I don’t know why, but weather is a crucial character in the stories we tell. Stormy weather and summer breezes, heat waves and purple rain all have been put to tune. And from “The Lion the Witch and the Wardrobe” to “Their Eyes Were Watching God,” authors have used weather as a literary device. (The 1941 novel “Storm” led in part to hurricanes being named in 1953, at first for women.)
Even Mark Twain, who thought weather got in the way of the story, wrote in “The American Claimant,” that though “Weather is necessary to a narrative of human experience,” there would be no weather in his book. He directed his readers who would miss the weather to find it in the back of the book, where it is out of the way.
But I’m hypnotized by it, from the first moments “The Wizard of Oz” to the final scenes in “Twister.”
My husband and I were in Surf City with my daughter, son-in-law and grandson Henry as Florence swirled far out in the Atlantic. My Georgia-born daughter channeled her best Scarlett O’Hara, vowing to think about it tomorrow. As a caution, my husband moved his sailboat docked in New Bern, moving it across the Neuse River to a boatyard and safety.
Tomorrow — and reality — came, and we helped the kids prepare their house, pulling in deck furniture and bolting on hurricane shutters and taking pictures of the house. As we drove away from the beach that afternoon, I took in the scene, wondering what would be left of it when we returned.
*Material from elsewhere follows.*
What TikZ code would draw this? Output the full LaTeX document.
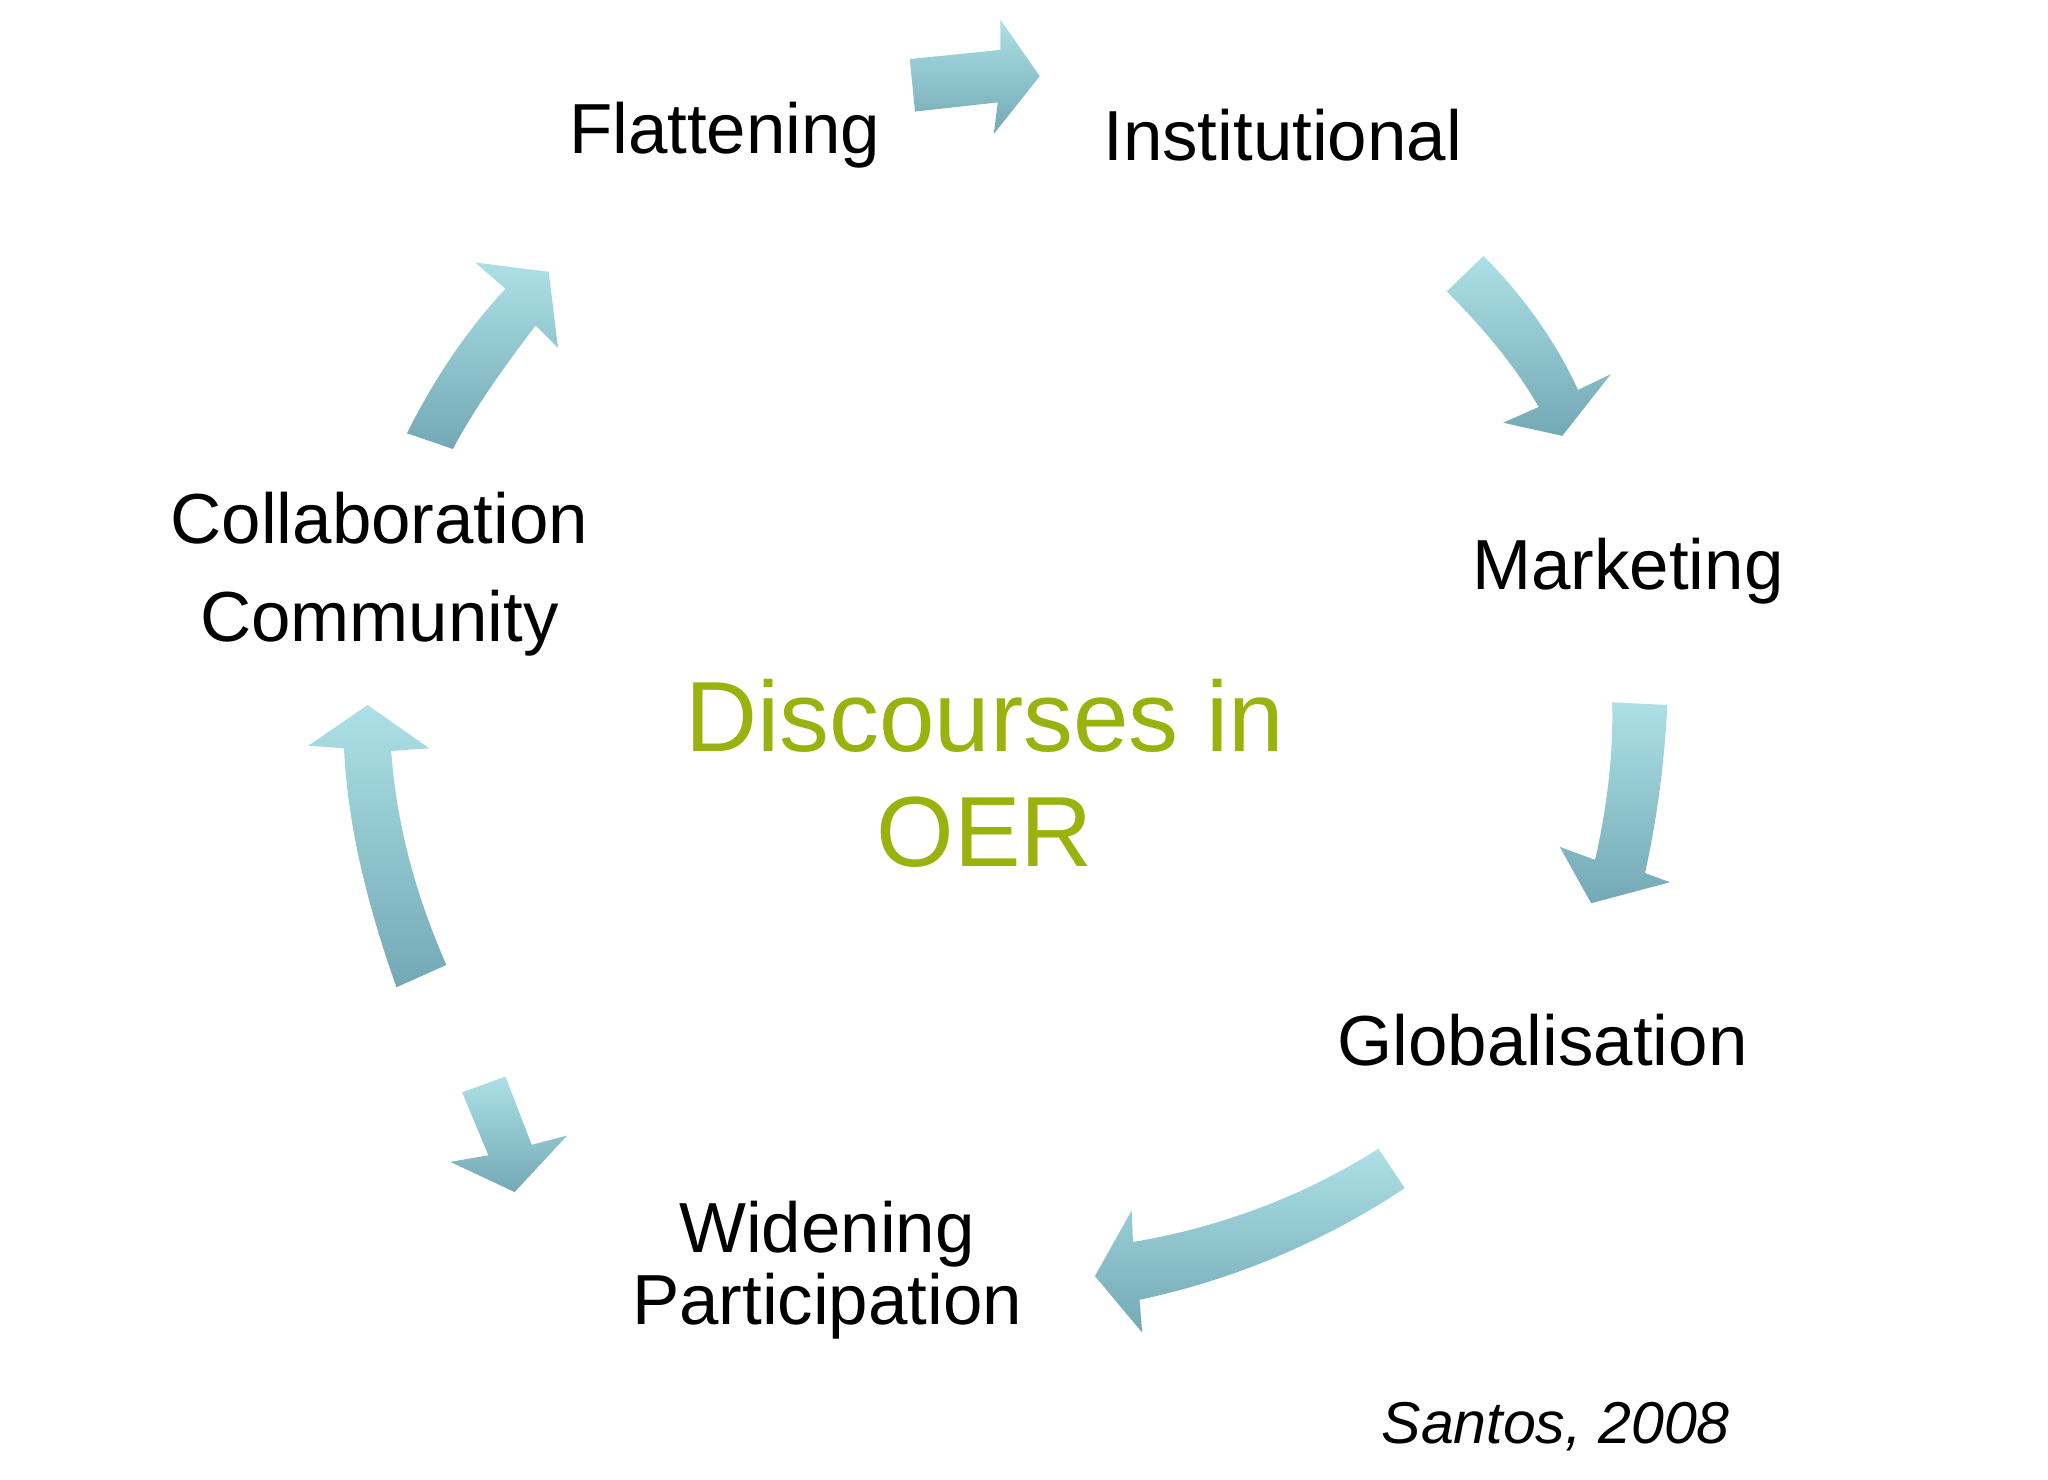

And then ol’ Flo slapped the front door open and sat down for a good long visit. And while she stayed, we kept watch over the television, where local news crews fought the wind and rain. I followed Twitter feeds of journalists on the ground searched the rising waters for the human story that always surfaces during storms. We marveled at the miracles, watching video of people and pets being rescued by the Coast Guard or by perfect strangers driving down flooded streets in fishing boats.
More than two weeks later, the storm is barely a mention on the national news, a soundbite and a flicker of dead fish on the highway.
But reality dares to differ: Florence left a devastating calling card. Homes filled with sludge, some still covered in water so high that may never be lived in again. Block after block of trees and mattresses and refrigerators lining the streets — whole lives reduced to piles of trash on the side of the road. Thirty-six families have empty places at their tables. Vast culverts gape open roads like wounds, cutting off whole towns, still. It may be months before we understand how vast and deep the injuries Florence inflicted lay.
Though thousands live in devastation, we were lucky this time. Surf City, though battered, still stands. Friends are safe and cleaning out and the boat is in dry dock. In the mean time, we do what we can. Sending money, food, diapers, time, waiting to see how next we can help.